(Code that draws figures)
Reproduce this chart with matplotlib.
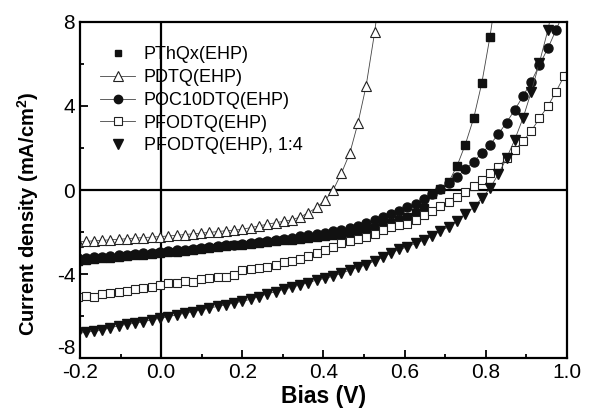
import matplotlib.pyplot as plt
from matplotlib.lines import Line2D
from matplotlib.ticker import MultipleLocator

plt.rcParams['font.family'] = ['Liberation Sans', 'DejaVu Sans']
plt.rcParams['axes.unicode_minus'] = False
plt.rcParams['mathtext.fontset'] = 'custom'
plt.rcParams['mathtext.bf'] = 'Liberation Sans:bold'
plt.rcParams['mathtext.rm'] = 'Liberation Sans:bold'
plt.rcParams['mathtext.default'] = 'bf'

# Bias (V) - shared measurement grid
bias = [-0.206, -0.186, -0.166, -0.145, -0.125, -0.105, -0.085, -0.064, -0.044, -0.023,
        -0.003, 0.017, 0.038, 0.058, 0.078, 0.099, 0.119, 0.139, 0.160, 0.180,
        0.200, 0.221, 0.241, 0.261, 0.282, 0.302, 0.322, 0.343, 0.363, 0.383,
        0.404, 0.424, 0.444, 0.465, 0.485, 0.505, 0.526, 0.546, 0.566, 0.587,
        0.607, 0.627, 0.648, 0.668, 0.688, 0.709, 0.729, 0.749, 0.770, 0.790,
        0.810, 0.831, 0.851, 0.871, 0.892, 0.912, 0.932, 0.953, 0.973, 0.993,
        1.014]

# Current density (mA/cm2)
j_pthqx = [-3.36, -3.32, -3.29, -3.25, -3.22, -3.18, -3.15, -3.11, -3.08, -3.04,
           -3.01, -2.97, -2.93, -2.89, -2.85, -2.81, -2.77, -2.73, -2.69, -2.64,
           -2.60, -2.56, -2.52, -2.48, -2.44, -2.40, -2.36, -2.32, -2.27, -2.23,
           -2.18, -2.13, -2.08, -2.02, -1.96, -1.90, -1.83, -1.69, -1.56, -1.42,
           -1.30, -1.11, -0.85, -0.18, 0.03, 0.40, 1.14, 2.14, 3.41, 5.08,
           7.27, 10.0]

j_pdtq = [-2.47, -2.45, -2.42, -2.40, -2.37, -2.35, -2.32, -2.29, -2.27, -2.24,
          -2.22, -2.19, -2.16, -2.12, -2.09, -2.05, -2.02, -1.98, -1.94, -1.91,
          -1.87, -1.79, -1.71, -1.63, -1.56, -1.49, -1.42, -1.28, -1.08, -0.83,
          -0.48, 0.00, 0.79, 1.76, 3.19, 4.95, 7.50, 10.5]

j_poc10 = [-3.26, -3.23, -3.20, -3.17, -3.14, -3.11, -3.08, -3.05, -3.02, -2.99,
           -2.96, -2.92, -2.88, -2.84, -2.80, -2.76, -2.72, -2.68, -2.64, -2.60,
           -2.57, -2.52, -2.48, -2.43, -2.38, -2.33, -2.27, -2.21, -2.15, -2.09,
           -2.03, -1.97, -1.90, -1.82, -1.72, -1.59, -1.43, -1.28, -1.14, -0.98,
           -0.79, -0.67, -0.44, -0.21, 0.05, 0.35, 0.63, 0.98, 1.35, 1.75,
           2.14, 2.67, 3.21, 3.81, 4.48, 5.16, 5.95, 6.75, 7.62, 8.50]

j_pfodtq = [-5.11, -5.05, -5.08, -4.97, -4.89, -4.86, -4.83, -4.73, -4.68, -4.63,
            -4.54, -4.44, -4.44, -4.32, -4.37, -4.25, -4.21, -4.13, -4.13, -4.06,
            -3.81, -3.76, -3.72, -3.65, -3.57, -3.45, -3.38, -3.30, -3.12, -2.99,
            -2.85, -2.70, -2.54, -2.42, -2.31, -2.22, -2.08, -1.90, -1.78, -1.67,
            -1.60, -1.43, -1.19, -0.98, -0.76, -0.56, -0.35, -0.08, 0.19, 0.48,
            0.79, 1.11, 1.50, 1.90, 2.33, 2.81, 3.41, 4.00, 4.68, 5.43,
            6.22]

j_pfodtq14 = [-6.83, -6.78, -6.72, -6.68, -6.55, -6.47, -6.40, -6.34, -6.27, -6.18,
              -6.11, -6.03, -5.95, -5.87, -5.79, -5.71, -5.62, -5.54, -5.46, -5.38,
              -5.30, -5.20, -5.08, -4.95, -4.84, -4.73, -4.63, -4.52, -4.41, -4.29,
              -4.21, -4.10, -3.97, -3.81, -3.68, -3.57, -3.37, -3.21, -3.00, -2.83,
              -2.71, -2.54, -2.38, -2.19, -1.94, -1.75, -1.46, -1.14, -0.83, -0.40,
              0.08, 0.76, 1.51, 2.38, 3.44, 4.68, 6.06, 7.62, 9.50]

labels = ['PThQx(EHP)', 'PDTQ(EHP)', 'POC10DTQ(EHP)', 'PFODTQ(EHP)', 'PFODTQ(EHP), 1:4']

fig = plt.figure(figsize=(5.89, 4.18), dpi=100)
ax = fig.add_axes([0.1358, 0.1435, 0.8268, 0.8039])

line_kw = dict(color='#444444', lw=0.6)
ax.plot(bias[:len(j_pthqx)], j_pthqx, marker='s', ms=6, mfc='#111111', mec='#111111', **line_kw)
ax.plot(bias[:len(j_pdtq)], j_pdtq, marker='^', ms=7.5, mfc='white', mec='#222222', mew=0.8, **line_kw)
ax.plot(bias[:len(j_poc10)], j_poc10, marker='o', ms=6.5, mfc='#111111', mec='#111111', **line_kw)
ax.plot(bias[:len(j_pfodtq)], j_pfodtq, marker='s', ms=6, mfc='white', mec='#222222', mew=0.8, **line_kw)
ax.plot(bias[:len(j_pfodtq14)], j_pfodtq14, marker='v', ms=7.5, mfc='#111111', mec='#111111', **line_kw)

ax.axhline(0, color='black', lw=1.6, zorder=1)
ax.axvline(0, color='black', lw=1.6, zorder=1)

ax.set_xlim(-0.2, 1.0)
ax.set_ylim(-8, 8)
ax.xaxis.set_major_locator(MultipleLocator(0.2))
ax.xaxis.set_minor_locator(MultipleLocator(0.1))
ax.yaxis.set_major_locator(MultipleLocator(4))
ax.yaxis.set_minor_locator(MultipleLocator(2))
ax.xaxis.set_major_formatter(plt.FormatStrFormatter('%.1f'))
ax.tick_params(which='both', direction='in', top=False, right=False, labelsize=15, width=1.3)
ax.tick_params(which='major', length=6)
ax.tick_params(which='minor', length=3)
for s in ax.spines.values():
    s.set_linewidth(1.6)

ax.set_xlabel('Bias (V)', fontsize=16.5, fontweight='bold', labelpad=2)
ax.set_ylabel('Current density (mA/cm$^2$)', fontsize=14.5, fontweight='bold')
ax.yaxis.set_label_coords(-0.08, 0.43)

handles = [
    Line2D([], [], ls='none', marker='s', ms=5, mfc='#111111', mec='#111111'),
    Line2D([], [], marker='^', ms=6.5, mfc='white', mec='#222222', mew=0.8, **line_kw),
    Line2D([], [], marker='o', ms=6, mfc='#111111', mec='#111111', **line_kw),
    Line2D([], [], marker='s', ms=5.5, mfc='white', mec='#222222', mew=0.8, **line_kw),
    Line2D([], [], ls='none', marker='v', ms=7, mfc='#111111', mec='#111111'),
]
ax.legend(handles, labels, loc='upper left', bbox_to_anchor=(0.016, 0.965), frameon=False,
          fontsize=13, handlelength=1.9, handletextpad=0.5, labelspacing=0.32,
          borderaxespad=0.3)

# lift the "-8" label so it sits above "-0.2", like the original
fig.canvas.draw()
for lbl in ax.yaxis.get_ticklabels():
    if lbl.get_text() == '-8':
        lbl.set_verticalalignment('bottom')

fig.savefig('out.png', dpi=100)
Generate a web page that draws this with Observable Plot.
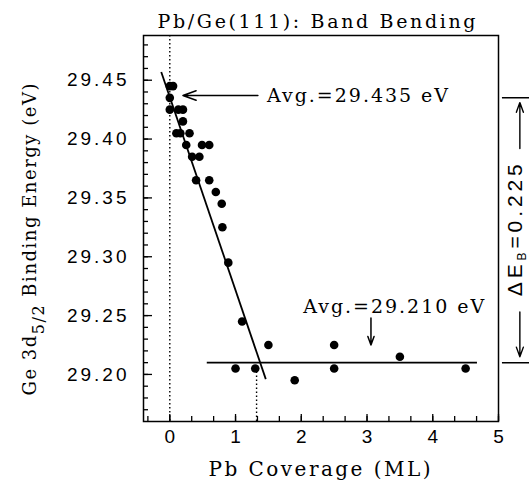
<!DOCTYPE html>
<html><head><meta charset="utf-8">
<script src="https://cdn.jsdelivr.net/npm/d3@7"></script>
<script src="https://cdn.jsdelivr.net/npm/@observablehq/plot@0.6"></script>
<style>
  body { margin: 0; background: #fff; }
  #chart svg { background: #fff; font-family: "DejaVu Serif", serif; }
</style>
</head><body><div id="chart"></div>
<script>
// ---- data ----
const coverage = [0.0, 0.05, 0.0, 0.0, 0.13, 0.2, 0.2, 0.1, 0.16, 0.3,
                  0.25, 0.49, 0.6, 0.34, 0.45, 0.4, 0.6, 0.7, 0.79, 0.8,
                  0.89, 1.1, 1.0, 1.3, 1.5, 1.9, 2.5, 2.5, 3.5, 4.5];
const bindingEnergy = [29.445, 29.445, 29.435, 29.425, 29.425, 29.425, 29.415, 29.405, 29.405, 29.405,
                       29.395, 29.395, 29.395, 29.385, 29.385, 29.365, 29.365, 29.355, 29.345, 29.325,
                       29.295, 29.245, 29.205, 29.205, 29.225, 29.195, 29.225, 29.205, 29.215, 29.205];

// linear fit through the band-bending region and the saturation average
const fitStart = [-0.13, 29.457];
const fitEnd = [1.46, 29.196];
const avgLow = 29.210;
const avgLowSpan = [0.57, 4.68];
const avgHigh = 29.435;
const crossingCoverage = 1.32;

// tick labels
const xTickLabels = [0, 1, 2, 3, 4, 5];
const yTickLabels = [29.20, 29.25, 29.30, 29.35, 29.40, 29.45];
const xMinorTicks = d3.range(-1, 16).map(i => i / 3);
const yMinorTicks = d3.range(2917, 2949).map(i => i / 100);

// texts
const titleText = "Pb/Ge(111): Band Bending";
const xLabel = "Pb Coverage (ML)";
const yLabel = "Ge 3d_{5/2} Binding Energy (eV)";
const noteHigh = "Avg.=29.435 eV";
const noteLow = "Avg.=29.210 eV";
const noteDelta = "ΔE_{B}=0.225";

// annotation anchors
const noteHighArrow = {x1: 1.34, y1: 29.437, x2: 0.2, y2: 29.437};
const noteHighText = {x: 1.48, y: 29.437};
const noteLowArrow = {x1: 3.06, y1: 29.248, x2: 3.06, y2: 29.225};
const noteLowText = {x: 2.03, y: 29.257};
const deltaArrowX = 5.325;
const deltaTextX = 5.25;
const deltaSpan = [5.06, 5.6];
const deltaArrows = [
  {x1: deltaArrowX, y1: 29.392, x2: deltaArrowX, y2: 29.431},
  {x1: deltaArrowX, y1: 29.253, x2: deltaArrowX, y2: 29.215}
];

// styling: target text widths (px) to mimic the monospaced plotter font
const textWidths = new Map([
  [titleText, 318], [xLabel, 222], [yLabel, 312], [noteHigh, 181], [noteLow, 181], [noteDelta, 132]
]);

const points = coverage.map((c, i) => ({c, e: bindingEnergy[i]}));

const chart = Plot.plot({
  width: 529,
  height: 480,
  marginLeft: 143,
  marginRight: 31,
  marginTop: 35,
  marginBottom: 59,
  x: {domain: [-0.4, 5]},
  y: {domain: [29.16, 29.488]},
  marks: [
    Plot.frame({stroke: "black", strokeWidth: 1.5}),
    // inward ticks
    Plot.axisY(yMinorTicks, {anchor: "left", tickSize: 5, dx: 5, tickFormat: () => "", label: null, strokeWidth: 1.3}),
    Plot.axisY(yTickLabels, {anchor: "left", tickSize: 9, dx: 9, tickFormat: () => "", label: null, strokeWidth: 1.3}),
    Plot.axisY(yTickLabels, {anchor: "left", tickSize: 0, tickPadding: 14, tickFormat: d3.format(".2f"),
      fontSize: 19, fontFamily: "Liberation Sans", label: null}),
    Plot.axisX(xMinorTicks, {anchor: "bottom", tickSize: 5, dy: -5, tickFormat: () => "", label: null, strokeWidth: 1.3}),
    Plot.axisX(xTickLabels, {anchor: "bottom", tickSize: 7, dy: -7, tickFormat: () => "", label: null, strokeWidth: 1.3}),
    Plot.axisX(xTickLabels, {anchor: "bottom", tickSize: 0, tickPadding: 8, tickFormat: d3.format("d"),
      fontSize: 19, fontFamily: "Liberation Sans", label: null}),
    // dotted guides
    Plot.ruleX([0], {stroke: "black", strokeWidth: 1.4, strokeDasharray: "1.4,2.6"}),
    Plot.ruleX([crossingCoverage], {y1: 29.16, y2: 29.205, stroke: "black", strokeWidth: 1.4, strokeDasharray: "1.4,2.6"}),
    // fit and average lines
    Plot.link([{x1: fitStart[0], y1: fitStart[1], x2: fitEnd[0], y2: fitEnd[1]}],
      {x1: "x1", y1: "y1", x2: "x2", y2: "y2", stroke: "black", strokeWidth: 1.8}),
    Plot.ruleY([avgLow], {x1: avgLowSpan[0], x2: avgLowSpan[1], stroke: "black", strokeWidth: 1.7}),
    // data
    Plot.dot(points, {x: "c", y: "e", r: 4.3, fill: "black", stroke: "none"}),
    // annotations
    Plot.arrow([noteHighArrow], {x1: "x1", y1: "y1", x2: "x2", y2: "y2", stroke: "black", strokeWidth: 1.5, headLength: 14, headAngle: 40}),
    Plot.text([noteHigh], {x: noteHighText.x, y: noteHighText.y, textAnchor: "start", lineAnchor: "middle", fontSize: 19}),
    Plot.arrow([noteLowArrow], {x1: "x1", y1: "y1", x2: "x2", y2: "y2", stroke: "black", strokeWidth: 1.5, headLength: 11, headAngle: 40}),
    Plot.text([noteLow], {x: noteLowText.x, y: noteLowText.y, textAnchor: "start", lineAnchor: "middle", fontSize: 19}),
    Plot.ruleY([avgHigh, avgLow], {x1: deltaSpan[0], x2: deltaSpan[1], stroke: "black", strokeWidth: 1.5}),
    Plot.arrow(deltaArrows, {x1: "x1", y1: "y1", x2: "x2", y2: "y2", stroke: "black", strokeWidth: 1.4, headLength: 11, headAngle: 40}),
    Plot.text([noteDelta], {x: deltaTextX, y: (avgHigh + avgLow) / 2, rotate: -90, textAnchor: "middle", lineAnchor: "middle",
      fontSize: 21, fontFamily: "Liberation Sans"}),
    // title and axis labels
    Plot.text([titleText], {frameAnchor: "top", dy: -8, dx: -4.5, lineAnchor: "bottom", fontSize: 19}),
    Plot.text([xLabel], {frameAnchor: "bottom", dy: 54, dx: -1.5, lineAnchor: "bottom", fontSize: 20}),
    Plot.text([yLabel], {frameAnchor: "left", dx: -108, dy: 11, rotate: -90, lineAnchor: "bottom", textAnchor: "middle", fontSize: 18})
  ]
});

// wide spacing for numeric y tick labels
chart.querySelectorAll("text").forEach(t => {
  if (/^\d\d\.\d\d$/.test(t.textContent)) t.setAttribute("letter-spacing", "3");
});

// fixed widths (plotter-like spacing)
chart.querySelectorAll("text").forEach(t => {
  const w = textWidths.get(t.textContent);
  if (w) { t.setAttribute("textLength", w); t.setAttribute("lengthAdjust", "spacing"); }
});

// subscripts written as _{...}
const NS = "http://www.w3.org/2000/svg";
chart.querySelectorAll("text").forEach(t => {
  const m = t.textContent.match(/^(.*)_\{(.*?)\}(.*)$/);
  if (!m) return;
  const size = parseFloat(t.getAttribute("font-size")) || 20;
  const isDelta = m[2] === "B";
  const subSize = Math.round(size * (isDelta ? 0.6 : 0.8));
  const shift = Math.round(size * (isDelta ? 0.22 : 0.42));
  t.textContent = "";
  const a = document.createElementNS(NS, "tspan"); a.textContent = m[1];
  const b = document.createElementNS(NS, "tspan"); b.textContent = m[2];
  b.setAttribute("font-size", subSize); b.setAttribute("dy", shift);
  const c = document.createElementNS(NS, "tspan"); c.textContent = m[3]; c.setAttribute("dy", -shift);
  t.append(a, b, c);
});

document.getElementById("chart").append(chart);
</script>
</body></html>
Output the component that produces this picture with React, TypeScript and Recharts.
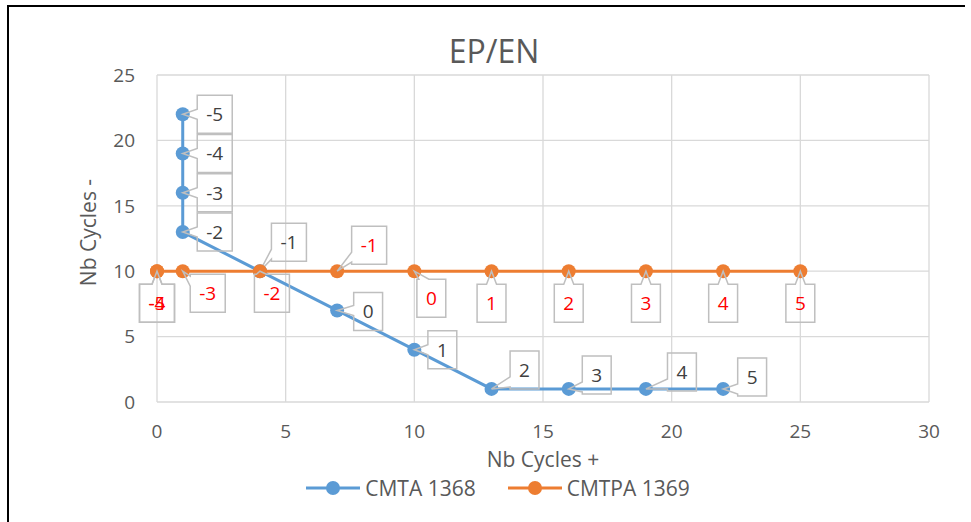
import React from 'react';
import { ScatterChart, Scatter, XAxis, YAxis, CartesianGrid, Legend } from 'recharts';

// ---- data ----
const cmtaX = [1, 1, 1, 1, 4, 7, 10, 13, 16, 19, 22];
const cmtaY = [22, 19, 16, 13, 10, 7, 4, 1, 1, 1, 1];
const cmtaLabels = ['-5', '-4', '-3', '-2', '-1', '0', '1', '2', '3', '4', '5'];

const cmtpaX = [0, 0, 1, 4, 7, 10, 13, 16, 19, 22, 25];
const cmtpaY = [10, 10, 10, 10, 10, 10, 10, 10, 10, 10, 10];
const cmtpaLabels = ['-5', '-4', '-3', '-2', '-1', '0', '1', '2', '3', '4', '5'];

const xTicks = [0, 5, 10, 15, 20, 25, 30];
const yTicks = [0, 5, 10, 15, 20, 25];

const seriesNames = ['CMTA 1368', 'CMTPA 1369'];

// ---- style: callout box centre offsets relative to the point ----
const cmtaCallouts = [[32, 0], [32, 0], [32, 0], [32, 0], [29, -29], [31, 1], [28, 0], [33, -19], [28, -14], [36, -17], [29, -12]];
const cmtpaCallouts = [[0, 32], [0, 32], [25, 22], [12, 22], [32, -26], [17, 27], [0, 32], [0, 32], [0, 32], [0, 32], [0, 32]];

const BLUE = '#5B9BD5';
const ORANGE = '#ED7D31';
const GREY_TEXT = '#595959';
const FONT = "'Open Sans', sans-serif";

const build = (xs: number[], ys: number[], labels: string[]) =>
  xs.map((x, i) => ({ x, y: ys[i], label: labels[i], i }));

const cmtaData = build(cmtaX, cmtaY, cmtaLabels);
const cmtpaData = build(cmtpaX, cmtpaY, cmtpaLabels);

const textWidth = (s: string) =>
  s.split('').reduce((acc, ch) => acc + (ch === '-' ? 6.1 : 10.9), 0);

const clamp = (v: number, a: number, b: number) => Math.max(a, Math.min(b, v));

function calloutPath(L: number, T: number, R: number, B: number, px: number, py: number) {
  const hw = 5;
  const gaps = { left: L - px, right: px - R, top: T - py, bottom: py - B };
  let side: keyof typeof gaps = 'left';
  (Object.keys(gaps) as (keyof typeof gaps)[]).forEach((k) => {
    if (gaps[k] > gaps[side]) side = k;
  });
  const pts: [number, number][] = [];
  const tip: [number, number] = [px, py];
  if (side === 'top') {
    const c = clamp(px, L + hw + 2, R - hw - 2);
    pts.push([L, T], [c - hw, T], tip, [c + hw, T], [R, T], [R, B], [L, B]);
  } else if (side === 'right') {
    const c = clamp(py, T + hw + 2, B - hw - 2);
    pts.push([L, T], [R, T], [R, c - hw], tip, [R, c + hw], [R, B], [L, B]);
  } else if (side === 'bottom') {
    const c = clamp(px, L + hw + 2, R - hw - 2);
    pts.push([L, T], [R, T], [R, B], [c + hw, B], tip, [c - hw, B], [L, B]);
  } else {
    const c = clamp(py, T + hw + 2, B - hw - 2);
    pts.push([L, T], [R, T], [R, B], [L, B], [L, c + hw], tip, [L, c - hw]);
  }
  return 'M' + pts.map((p) => `${p[0]},${p[1]}`).join('L') + 'Z';
}

const makeShape = (color: string, textColor: string, offsets: number[][]) => (props: any) => {
  const { cx, cy } = props;
  const p = props.payload ?? props;
  const [ox, oy] = offsets[p.i] ?? [30, 0];
  const w = textWidth(String(p.label)) + 18;
  const h = 38;
  const L = cx + ox - w / 2;
  const T = cy + oy - h / 2;
  const R = L + w;
  const B = T + h;
  return (
    <g>
      <circle cx={cx} cy={cy} r={7} fill={color} />
      <path d={calloutPath(L, T, R, B, cx, cy)} fill="none" stroke="#BFBFBF" strokeWidth={1.5} />
      <text
        x={(L + R) / 2}
        y={(T + B) / 2}
        dy="0.36em"
        textAnchor="middle"
        fill={textColor}
        fontSize={19}
        fontFamily={FONT}
      >
        {p.label}
      </text>
    </g>
  );
};

const XLabel = (props: any) => {
  const vb = props.viewBox || { x: 157, y: 402, width: 772, height: 71 };
  return (
    <text
      x={vb.x + vb.width / 2}
      y={vb.y + 57}
      dominantBaseline="central"
      textAnchor="middle"
      fill={GREY_TEXT}
      fontSize={21}
      fontFamily={FONT}
    >
      Nb Cycles +
    </text>
  );
};

const YLabel = (props: any) => {
  const vb = props.viewBox || { x: 0, y: 75, width: 157, height: 327 };
  const cx = vb.x + 88;
  const cy = vb.y + vb.height / 2 - 6;
  return (
    <text
      x={0}
      y={0}
      transform={`translate(${cx}, ${cy}) rotate(-90)`}
      dominantBaseline="central"
      textAnchor="middle"
      fill={GREY_TEXT}
      fontSize={21}
      fontFamily={FONT}
    >
      Nb Cycles -
    </text>
  );
};

const LegendIcon = ({ color }: { color: string }) => (
  <svg width={54} height={20} style={{ display: 'block' }}>
    <line x1={0} x2={54} y1={10} y2={10} stroke={color} strokeWidth={3} />
    <circle cx={27} cy={10} r={7} fill={color} />
  </svg>
);

const renderLegend = () => (
  <div
    style={{
      height: 30,
      width: 971,
      display: 'flex',
      justifyContent: 'center',
      alignItems: 'center',
      paddingLeft: 25,
      boxSizing: 'border-box',
      fontFamily: FONT,
    }}
  >
    {[BLUE, ORANGE].map((c, i) => (
      <div
        key={i}
        style={{ display: 'flex', alignItems: 'center', marginRight: i === 0 ? 32 : 0 }}
      >
        <LegendIcon color={c} />
        <span style={{ marginLeft: 5, fontSize: 21, color: GREY_TEXT, lineHeight: '30px' }}>
          {seriesNames[i]}
        </span>
      </div>
    ))}
  </div>
);

export default function App() {
  return (
    <div
      style={{
        position: 'absolute',
        left: 0,
        top: 0,
        width: 971,
        height: 522,
        overflow: 'hidden',
        background: '#fff',
        fontFamily: FONT,
      }}
    >
      <div
        style={{
          position: 'absolute',
          left: 7,
          top: 5,
          width: 956,
          height: 600,
          borderTop: '2px solid #000',
          borderLeft: '2px solid #000',
        }}
      />
      <div
        style={{
          position: 'absolute',
          left: 0,
          top: 35,
          width: 988,
          textAlign: 'center',
          fontSize: 32,
          lineHeight: '32px',
          color: GREY_TEXT,
          fontFamily: FONT,
        }}
      >
        EP/EN
      </div>
      <div style={{ position: 'absolute', left: 0, top: 0 }}>
        <ScatterChart width={971} height={522} margin={{ top: 75, right: 42, bottom: 19, left: 0 }}>
          <CartesianGrid stroke="#D9D9D9" strokeWidth={1.3} />
          <XAxis
            type="number"
            dataKey="x"
            domain={[0, 30]}
            ticks={xTicks}
            axisLine={false}
            tickLine={false}
            tickSize={0}
            tickMargin={23}
            height={71}
            tick={{ fill: GREY_TEXT, fontSize: 19, fontFamily: FONT }}
            label={XLabel}
          />
          <YAxis
            type="number"
            dataKey="y"
            domain={[0, 25]}
            ticks={yTicks}
            axisLine={false}
            tickLine={false}
            tickSize={0}
            tickMargin={22}
            width={157}
            tick={{ fill: GREY_TEXT, fontSize: 19, fontFamily: FONT }}
            label={YLabel}
          />
          <Legend verticalAlign="bottom" height={30} content={renderLegend} wrapperStyle={{ left: 0, width: 971 }} />
          <Scatter
            name={seriesNames[0]}
            data={cmtaData}
            fill={BLUE}
            line={{ stroke: BLUE, strokeWidth: 3 }}
            lineType="joint"
            shape={makeShape(BLUE, '#404040', cmtaCallouts)}
            isAnimationActive={false}
          />
          <Scatter
            name={seriesNames[1]}
            data={cmtpaData}
            fill={ORANGE}
            line={{ stroke: ORANGE, strokeWidth: 3 }}
            lineType="joint"
            shape={makeShape(ORANGE, '#FF0000', cmtpaCallouts)}
            isAnimationActive={false}
          />
        </ScatterChart>
      </div>
    </div>
  );
}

Aim -
Exactly as written, please give again the lines from the beginning of the listing through the line containing "-0.48, 0.00, 0.79, 1.76, 3.19, 4.95, 7.50, 10.5]", inclusive, without any pictures.

Worked answer -
Reproduce this chart with matplotlib.
import matplotlib.pyplot as plt
from matplotlib.lines import Line2D
from matplotlib.ticker import MultipleLocator

plt.rcParams['font.family'] = ['Liberation Sans', 'DejaVu Sans']
plt.rcParams['axes.unicode_minus'] = False
plt.rcParams['mathtext.fontset'] = 'custom'
plt.rcParams['mathtext.bf'] = 'Liberation Sans:bold'
plt.rcParams['mathtext.rm'] = 'Liberation Sans:bold'
plt.rcParams['mathtext.default'] = 'bf'

# Bias (V) - shared measurement grid
bias = [-0.206, -0.186, -0.166, -0.145, -0.125, -0.105, -0.085, -0.064, -0.044, -0.023,
        -0.003, 0.017, 0.038, 0.058, 0.078, 0.099, 0.119, 0.139, 0.160, 0.180,
        0.200, 0.221, 0.241, 0.261, 0.282, 0.302, 0.322, 0.343, 0.363, 0.383,
        0.404, 0.424, 0.444, 0.465, 0.485, 0.505, 0.526, 0.546, 0.566, 0.587,
        0.607, 0.627, 0.648, 0.668, 0.688, 0.709, 0.729, 0.749, 0.770, 0.790,
        0.810, 0.831, 0.851, 0.871, 0.892, 0.912, 0.932, 0.953, 0.973, 0.993,
        1.014]

# Current density (mA/cm2)
j_pthqx = [-3.36, -3.32, -3.29, -3.25, -3.22, -3.18, -3.15, -3.11, -3.08, -3.04,
           -3.01, -2.97, -2.93, -2.89, -2.85, -2.81, -2.77, -2.73, -2.69, -2.64,
           -2.60, -2.56, -2.52, -2.48, -2.44, -2.40, -2.36, -2.32, -2.27, -2.23,
           -2.18, -2.13, -2.08, -2.02, -1.96, -1.90, -1.83, -1.69, -1.56, -1.42,
           -1.30, -1.11, -0.85, -0.18, 0.03, 0.40, 1.14, 2.14, 3.41, 5.08,
           7.27, 10.0]

j_pdtq = [-2.47, -2.45, -2.42, -2.40, -2.37, -2.35, -2.32, -2.29, -2.27, -2.24,
          -2.22, -2.19, -2.16, -2.12, -2.09, -2.05, -2.02, -1.98, -1.94, -1.91,
          -1.87, -1.79, -1.71, -1.63, -1.56, -1.49, -1.42, -1.28, -1.08, -0.83,
          -0.48, 0.00, 0.79, 1.76, 3.19, 4.95, 7.50, 10.5]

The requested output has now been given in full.